English Majors Receive Grand Prize Award for Their Research

A team of College of Arts & Letters students received a Grand Prize Award for their research presented at the 2024 University Undergraduate Research and Arts Forum (UURAF).

Nearly 1,000 students presented research and creative arts projects at this year’s UURAF. First-place awards were given in each of the 37 program categories, but only two grand prizes were awarded – one in the Social Science, Humanities, and Arts Division and the other in the Science, Technology, Engineering, and Mathematics Division.

The Grand Prize Award for Social Science, Humanities, and Arts went to the team of Natalie Liliensiek, a senior with a double major in English and Arabic and a minor in Writing; Gracie Rudolfi, a senior English major; and Lorraine Inman, a sophomore with a double major in Game Design and Interactive Media and English and a minor in Comic Art and Graphic Narrative.

Three women standing next to a research poster.
English majors (from left to right) Lorraine Inman, Natalie Liliensiek, and Gracie Rudolfi with their research poster at the 2024 University Undergraduate Research and Arts Forum (UURAF) held at MSU’s Breslin Student Events Center.

Their award-winning research, titled The Impact of Foregrounding on Aesthetic Experience: An Analysis of Real-Time Responses to Sonnets,examined the similarities and differences in the aesthetic pleasure that English and non-English majors experience while reading poetry. This interdisciplinary study was conducted through MSU’s Digital Humanities and Literary Cognition Lab (DHLC) with Natalie Philips, Associate Professor of English and co-director and founder of the DHLC, serving as mentor.

Their in-person poster presentation focused on how the use of foregrounding and literary devices in poetry impacts aesthetic experience.

The study is based on the theory that literary devices, like metaphor or imagery, are brought to the “foreground” of a reader’s attention instead of the literal meaning of the text. This theory explains why certain foregrounding moments are closely tied to an aesthetic response and if these responses correlate to specific skill sets.

Participants in the study were tasked with highlighting moments they found aesthetically pleasing and unpleasing in corresponding colors. The Digital Humanities and Literary Cognition Lab then compiled and graphed the qualitative data to visualize and compare the highlighting patterns of both participating groups.

When analyzing the data, the team found that the trends between the two groups were more similar than they initially hypothesized. They also found that devices like metaphor, personification, alliteration, imagery, and ambiguity appeared the most frequently across popular words and phrases, which suggested that this ability of the literary devices to bring language to the foreground of a text is essential to producing pleasurable aesthetic effects.

“One of the results we found most exciting about our work was that it shows you don’t need an English degree or college level English classes in order to enjoy and understand poetry.”

Natalie Liliensiek

“One of the results we found most exciting about our work was that it shows you don’t need an English degree or college level English classes in order to enjoy and understand poetry,” Liliensiek said. “There are often elitist ideas surrounding poetry, ideas that you need a certain level of higher education classes in order to appreciate and enjoy poetry. The results of our study suggest otherwise: that poetry can be (and is) enjoyed by everyone, and beyond that, we tend to be universally drawn towards certain moments of poetry due to the figurative language used.”

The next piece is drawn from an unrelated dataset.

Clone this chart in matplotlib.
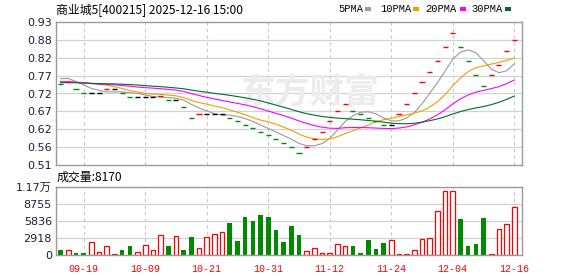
import numpy as np
import pandas as pd
import matplotlib
matplotlib.use("Agg")
import matplotlib.pyplot as plt
from matplotlib.patches import Rectangle

# daily closes, 2025-09-16 .. 2025-12-16 (60 trading days)
closes = [0.748, 0.754, 0.732, 0.720, 0.720, 0.720, 0.732, 0.732, 0.720, 0.709,
          0.709, 0.709, 0.709, 0.713, 0.700, 0.700, 0.680, 0.647, 0.659, 0.659,
          0.659, 0.659, 0.647, 0.639, 0.627, 0.618, 0.606, 0.598, 0.586, 0.575,
          0.564, 0.544, 0.564, 0.586, 0.606, 0.639, 0.669, 0.688, 0.669, 0.659,
          0.647, 0.639, 0.627, 0.627, 0.659, 0.688, 0.720, 0.754, 0.782, 0.815,
          0.857, 0.897, 0.857, 0.815, 0.773, 0.741, 0.773, 0.803, 0.844, 0.876]

# closes before the window, needed for the moving averages at the left edge
history = [0.74, 0.75, 0.74, 0.75, 0.74, 0.75, 0.74, 0.75, 0.74, 0.75,
           0.76, 0.76, 0.75, 0.76, 0.76, 0.75, 0.76, 0.76, 0.75, 0.76,
           0.74, 0.74, 0.745, 0.74, 0.745, 0.75, 0.78, 0.77, 0.77]

volumes = [910, 900, 400, 280, 2230, 515, 1600, 220, 910, 1600,
           515, 1770, 860, 3430, 1600, 3310, 910, 3140, 1250, 3140,
           3660, 4000, 5490, 2450, 6460, 5890, 6920, 6460, 4340, 2280,
           5030, 3490, 740, 1250, 280, 400, 1940, 1600, 1600, 280,
           2630, 1080, 2110, 2575, 220, 220, 860, 2750, 2920, 7550,
           11040, 11040, 6230, 1600, 1940, 6400, 220, 4520, 5320, 8170]

date_pos = [3, 11, 19, 27, 35, 43, 51, 59]
date_labels = ["09-19", "10-09", "10-21", "10-31", "11-12", "11-24", "12-04", "12-16"]

price_ticks = [0.51, 0.5625, 0.615, 0.6675, 0.72, 0.7725, 0.825, 0.8775, 0.93]
price_labels = ["0.51", "0.56", "0.62", "0.67", "0.72", "0.77", "0.82", "0.88", "0.93"]
vol_ticks = [0, 2918, 5836, 8755, 11673]
vol_labels = ["0", "2918", "5836", "8755", "1.17万"]

ma_periods = [5, 10, 20, 30]
ma_names = ["5PMA", "10PMA", "20PMA", "30PMA"]
ma_colors = ["#9a9a9a", "#f0a000", "#ff00ff", "#006a35"]

RED = "#ff0000"
GREEN = "#008a00"

full = pd.Series(history + closes)
mas = [full.rolling(p).mean().to_numpy()[-len(closes):] for p in ma_periods]
prev = np.array(([history[-1]] + closes[:-1]))
c = np.array(closes)
x = np.arange(len(closes))
dash_colors = np.where(c > prev, RED, np.where(c < prev, GREEN, "black"))

W, H = 578, 276
fig = plt.figure(figsize=(W / 100, H / 100), dpi=100)
ax1 = fig.add_axes([56 / W, (H - 165) / H, 466 / W, 143 / H])
ax2 = fig.add_axes([56 / W, (H - 255) / H, 466 / W, 68 / H])

lab_col = "#1c1c3c"
for ax in (ax1, ax2):
    ax.set_xlim(-0.6, 60.0)
    for s in ax.spines.values():
        s.set_color("#9a9a9a")
        s.set_linewidth(1.0)
    ax.tick_params(length=0, labelsize=8, colors=lab_col, pad=3)
    for p in date_pos:
        ax.axvline(p, color="#c8c8c8", lw=0.8, ls=(0, (3, 3)), zorder=0)

# price panel
ax1.set_ylim(0.51, 0.93)
ax1.set_yticks(price_ticks)
ax1.set_yticklabels(price_labels, family="DejaVu Sans")
ax1.set_xticks([])
for t in price_ticks[1:-1]:
    ax1.axhline(t, color="#d2d2d2", lw=0.9, zorder=0)

ax1.text(0.545, 0.51, "东方财富", transform=ax1.transAxes, ha="center", va="center",
         fontsize=25, fontweight="bold", color="#ececec", family="Noto Sans CJK SC", zorder=0)

for ma, col in zip(mas, ma_colors):
    ax1.plot(x, ma, color=col, lw=0.8, zorder=2)
ax1.hlines(c, x - 0.33, x + 0.33, colors=dash_colors, lw=1.0, zorder=3)

# volume panel
ax2.set_ylim(0, 11673)
ax2.set_yticks(vol_ticks)
ax2.set_yticklabels(vol_labels, family=["DejaVu Sans", "Noto Sans CJK SC"])
for t in vol_ticks[1:-1]:
    ax2.axhline(t, color="#d2d2d2", lw=0.9, zorder=0)
up = c >= prev
v = np.array(volumes)
ax2.bar(x[up], v[up], width=0.6, facecolor="white", edgecolor=RED, lw=0.9, zorder=2)
ax2.bar(x[~up], v[~up], width=0.6, color=GREEN, lw=0, zorder=2)
ax2.set_xticks(date_pos)
ax2.set_xticklabels(date_labels, family="Liberation Mono", fontsize=7.2, color=RED)
ax2.tick_params(axis="x", pad=6.5, colors=RED)

# texts
fig.text(56 / W, 1 - 10 / H, "商业城5[400215] 2025-12-16 15:00", ha="left", va="center",
         fontsize=8.6, family="Noto Sans CJK SC", color="black")
fig.text(57 / W, 1 - 177 / H, "成交量:8170", ha="left", va="center",
         fontsize=8.6, family="Noto Sans CJK SC", color="black")

leg_x = [338, 380, 425, 471]
leg_sq = [365, 413, 460, 505]
for name, col, lx, sx in zip(ma_names, ma_colors, leg_x, leg_sq):
    fig.text(lx / W, 1 - 9 / H, name, ha="left", va="center", fontsize=7.5,
             family="Liberation Mono", color="black")
    fig.add_artist(Rectangle((sx / W, 1 - 10.5 / H), 6 / W, 3 / H, transform=fig.transFigure,
                             facecolor=col, edgecolor="none"))

fig.savefig("out.png", dpi=100)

The 26th annual UURAF was held both online and in person at MSU’s Breslin Student Events Center on April 12. This hybrid event featured hundreds of undergraduate research projects and creative endeavors, including many from the College of Arts & Letters.

One first-place prize of $100 was awarded for the best presentation in each of the 37 categories. The first-place award recipients were then eligible to submit their work for consideration for one of the two $500 grand prize awards, which were announced in mid-June.

“One of the greatest difficulties for UURAF was taking our data and our findings and condensing them into a single poster and finding a way to explain and discuss our research in a short amount of time,” Liliensiek said. “We’ve spent so much time combing through data and writing our article, that honestly it was exciting to get the chance to discuss it with people who were outside of our project.” 

Co-sponsored by the Office of the Associate Provost for Undergraduate Education and the Honors College, UURAF provides an opportunity for MSU undergraduate students to work with mentors and share their scholarship and creative activity with faculty, staff, peers, and external audiences. The students gain experience presenting their research and answering questions about their work from audience members while receiving constructive feedback from judges. This year’s undergraduate researchers were mentored by more than 500 faculty, staff, post-doctoral fellows, graduate students, and industry partners.